Thursday, May 4, 2017

Becoming an American citizen



I have been living in America for 25 years and last summer I decided to apply for US citizenship.  One of the reason is because I don't want to pay $450 every 10 years to renew my permanent resident card, also known as a green card. Another reason is that I was summoned to serve on a jury twice, but I couldn't go because that is a privilege for American citizens.  I don't think I am going back to Korea, and I pay taxes, but have no right to vote.  Considering all this, I came to the conclusion that becoming an American citizen would be the best thing.

I filled out the N-400 form with a fee of $720 ($640 for the application and $80 for fingerprints) in Aug 2016.  I received a letter about two weeks later with an appointment to take my fingerprints on September 2nd.  I was impressed by how fast they were moving the paperwork.  Then I didn't hear anything from them for what I thought was a very long time. 

Do you know how many people become US citizens every year?  Here is the statistic from USCIS
 In 2015, a total of 730,259 persons were naturalized. The leading countries of birth of new citizens were Mexico (105,958), India (42,213), the Philippines (40,815), and the People’s Republic of China (31,241). The largest number of persons naturalizing lived in California (155,979), New York (90,368), and Florida (81,960). No wonder it takes such a long time to process.  Actually, it is not bad in Idaho, but I heard that California has a really long waiting period. 

I waited and waited some more and finally on January 2nd I received a letter informing me that my interview and civics test would be on March 14th.  The test was easy.  It was a random selection of 10 out of 100 questions, and I only needed to answer 6 of them correctly. The interview part was also quick and easy since I have not had trouble with the law and not a member of the Communist party or a Nazi.  The only thing left was the oath ceremony on April 27th.

So on April 27th, 2017 I became an American citizen with 47 other people from 24 different countries.  The ceremony itself was really short; it took only 30 minutes or so.  It started with introducing everyone by the country where they came from.  It was the last time that we would be known as Koreans, Mexicans, or Iraqis. After that, 47 of us raised our right arm and repeated after the official the Oath of Allegiance. 

          


As soon as he said "entirely renounce..." the seriousness of what was happening hit me so hard that I burst into tears and could not stop.  The tears took me by surprise. I mean I knew from the beginning what the "Oath of Allegiance" meant, and I signed the paper that I am willingly taking the oath.  So I couldn't understand why the tears.  Saying goodbye to my mother country was harder than I thought it would be.  My family is still there. I was born and raised there.  Even though I didn't think I was loyal and patriotic to my country, in the end I found out that I was.  It is just that I never had to think about it.  

After the "Oath of Allegiance" we watched a brief video of others who also became citizens of this great country.  Then we all got our certificate of citizenship, and ended with reciting the pledge of allegiance. 

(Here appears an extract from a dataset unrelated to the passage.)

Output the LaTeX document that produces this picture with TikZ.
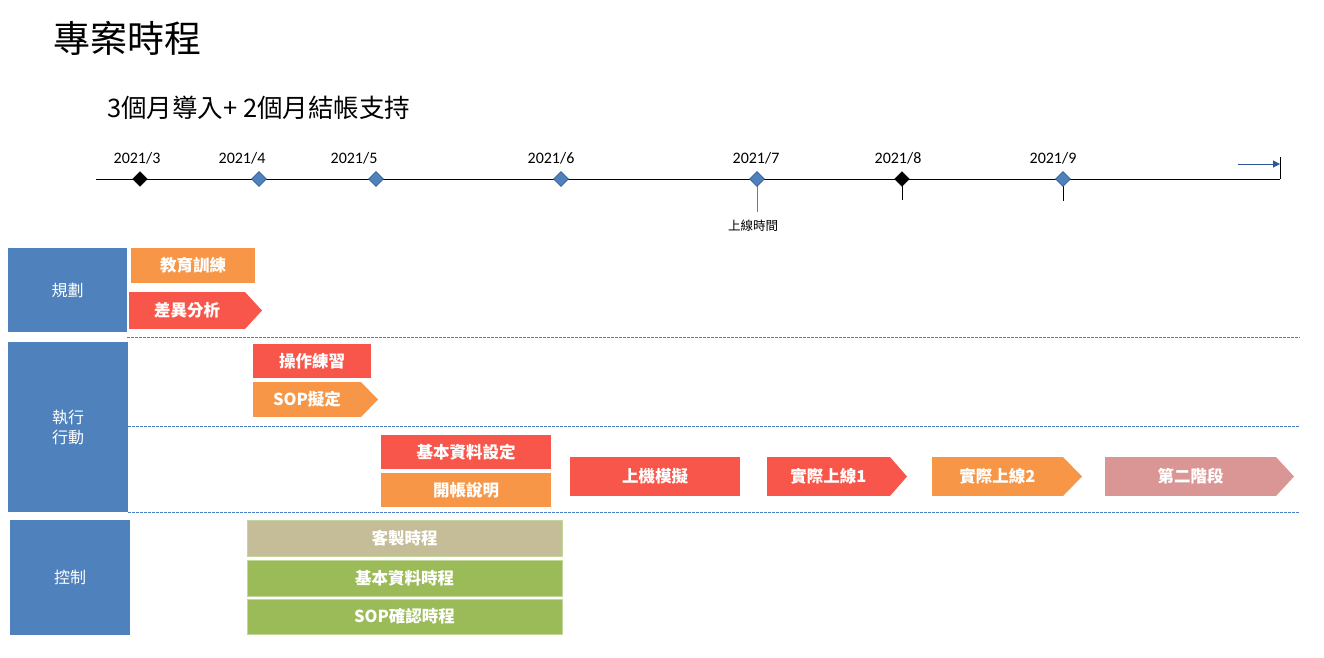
\documentclass[tikz,border=0pt]{standalone}
\usepackage{fontspec}
\newfontfamily\cjk{Noto Sans CJK TC}
\newfontfamily\lat{Carlito}
\usetikzlibrary{shapes.geometric,arrows.meta}
\definecolor{cblue}{HTML}{4F81BD}
\definecolor{cblued}{HTML}{385D8A}
\definecolor{corange}{HTML}{F79646}
\definecolor{cred}{HTML}{F8564A}
\definecolor{cpink}{HTML}{D99694}
\definecolor{ctan}{HTML}{C4BD97}
\definecolor{cgreen}{HTML}{9BBB59}
\definecolor{cgreenb}{HTML}{C3D69B}
\definecolor{cdash}{HTML}{4A7EC2}
\definecolor{carrow}{HTML}{2F5597}
\tikzset{
  box/.style={anchor=north west, inner sep=0pt, outer sep=0pt, text=white},
  lane/.style={box, fill=cblue, font=\cjk\fontsize{16}{20}\selectfont, align=center},
  bar/.style={box, font=\cjk\bfseries\fontsize{16.5}{18}\selectfont},
  sep/.style={cdash, dashed, dash pattern=on 2.5pt off 1.5pt, line width=0.9pt},
  bluediam/.style={diamond, shape aspect=1, minimum size=15pt, inner sep=0pt, draw=cblued, fill=cblue, line width=0.6pt},
  blackdiam/.style={diamond, shape aspect=1, minimum size=15pt, inner sep=0pt, draw=black, fill=black},
  yr/.style={font=\lat\fontsize{16}{18}\selectfont, anchor=base},
}
\begin{document}
\begin{tikzpicture}[x=1pt,y=-1pt]
\useasboundingbox[fill=white] (0,0) rectangle (1324,657);
% titles
\node[anchor=base west, inner sep=0pt, font=\cjk\fontsize{37}{40}\selectfont] (title) at (53,52) {專案時程};
\node[anchor=base west, inner sep=0pt, font=\cjk\fontsize{25.5}{28}\selectfont] (sub) at (107,117) {3個月導入+ 2個月結帳支持};
% timeline
\coordinate (tl0) at (96,179);
\coordinate (tl1) at (1280,179);
\coordinate (tk) at (1280,157);
\draw[line width=1pt] (tl0) -- (tl1);
\draw[line width=1pt] (tk) -- (tl1);
\coordinate (a0) at (1238,164);
\coordinate (a1) at (1280,164);
\draw[carrow, line width=1pt, -{Triangle[length=7pt,width=7pt]}] (a0) -- (a1);
% markers
\coordinate (s7) at (757,212);
\coordinate (s8) at (902,200);
\coordinate (s9) at (1063,201);
\draw[cblue, line width=1pt] (757,186) -- (s7);
\draw[line width=1pt] (902,186) -- (s8);
\draw[line width=1pt] (1063,186) -- (s9);
\node[blackdiam] (m3) at (140,179) {};
\node[bluediam] (m4) at (259,179) {};
\node[bluediam] (m5) at (376,179) {};
\node[bluediam] (m6) at (561,179) {};
\node[bluediam] (m7) at (757,179) {};
\node[blackdiam] (m8) at (902,179) {};
\node[bluediam] (m9) at (1063,179) {};
\node[yr] (y3) at (137,163) {2021/3};
\node[yr] (y4) at (242,163) {2021/4};
\node[yr] (y5) at (354,163) {2021/5};
\node[yr] (y6) at (551,163) {2021/6};
\node[yr] (y7) at (756,163) {2021/7};
\node[yr] (y8) at (898,163) {2021/8};
\node[yr] (y9) at (1053,163) {2021/9};
\node[anchor=base, inner sep=0pt, font=\cjk\fontsize{12.5}{14}\selectfont] (golive) at (753,230) {上線時間};
% lanes
\node[lane, minimum width=119pt, minimum height=84pt] (L1) at (8,248) {規劃};
\node[lane, minimum width=120pt, minimum height=170pt] (L2) at (8,342) {執行\\行動};
\node[lane, minimum width=120pt, minimum height=115pt] (L3) at (10,520) {控制};
% separators
\coordinate (d1a) at (127,337); \coordinate (d1b) at (1300,337);
\coordinate (d2a) at (128,426); \coordinate (d2b) at (1300,426);
\coordinate (d3a) at (128,512); \coordinate (d3b) at (1300,512);
\draw[sep] (d1a) -- (d1b);
\draw[sep] (d2a) -- (d2b);
\draw[sep] (d3a) -- (d3b);
% planning
\node[bar, fill=corange, minimum width=124pt, minimum height=35pt] (t1) at (131,248) {教育訓練};
\node[bar, fill=cred, minimum width=116pt, minimum height=37pt] (t2) at (129,292) {差異分析};
\fill[cred] (t2.north east) -- ++(17,18.5) -- (t2.south east) -- cycle;
% execution
\node[bar, fill=cred, minimum width=118pt, minimum height=34pt] (t3) at (253,344) {操作練習};
\node[bar, fill=corange, minimum width=108pt, minimum height=35pt] (t4) at (253,382) {SOP擬定};
\fill[corange] (t4.north east) -- ++(17,17.5) -- (t4.south east) -- cycle;
\node[bar, fill=cred, minimum width=170pt, minimum height=34pt] (t5) at (381,435) {基本資料設定};
\node[bar, fill=corange, minimum width=170pt, minimum height=34pt] (t6) at (381,473) {開帳說明};
\node[bar, fill=cred, minimum width=170pt, minimum height=39pt] (t7) at (570,457) {上機模擬};
\node[bar, fill=cred, minimum width=123pt, minimum height=39pt] (t8) at (767,457) {實際上線1};
\fill[cred] (t8.north east) -- ++(17,19.5) -- (t8.south east) -- cycle;
\node[bar, fill=corange, minimum width=131pt, minimum height=39pt] (t9) at (932,457) {實際上線2};
\fill[corange] (t9.north east) -- ++(19,19.5) -- (t9.south east) -- cycle;
\node[bar, fill=cpink, minimum width=171pt, minimum height=39pt] (t10) at (1105,457) {第二階段};
\fill[cpink] (t10.north east) -- ++(18,19.5) -- (t10.south east) -- cycle;
% control
\node[bar, fill=ctan, draw=cgreenb, line width=0.8pt, minimum width=315pt, minimum height=36pt] (t11) at (247,520) {客製時程};
\node[bar, fill=cgreen, draw=cgreenb, line width=0.8pt, minimum width=315pt, minimum height=36pt] (t12) at (247,560) {基本資料時程};
\node[bar, fill=cgreen, draw=cgreenb, line width=0.8pt, minimum width=315pt, minimum height=35pt] (t13) at (247,599) {SOP確認時程};
\end{tikzpicture}
\end{document}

I couldn't talk about my experience for a few days.  Every time when I thought about it, and talked about it, I felt tears coming and my heart ached.  I couldn't talk to my friends, who were so happy for me, about it because I didn't want them to see my sadness as my reluctance to become an American.   My emotions were running deep and strong and I didn't have the right words to describe them.  Mike used word "bittersweet",  but it was much more than that.  For a few days I felt like there was a hole in my heart where Korea used to be.  I have lived in America for half of my life and during that time I developed a love for this country. So what are my feelings? They are: sad, happy, hope, new beginning, lost, homesick, and most of all love.  In the Bible Ruth says, "whither thou goest, I will go; and where thou lodgest, I will lodge: thy people shall be my people." (Ruth 1:16).  I will be where my family is.  They are Americans so I will be one.  What I thought was the logical decision became a very emotional decision in the end when the whole identity issue decided to join the party. 

I am excited for new opportunities.  I can vote and serve on a jury.  Tomorrow I am going to apply for a passport.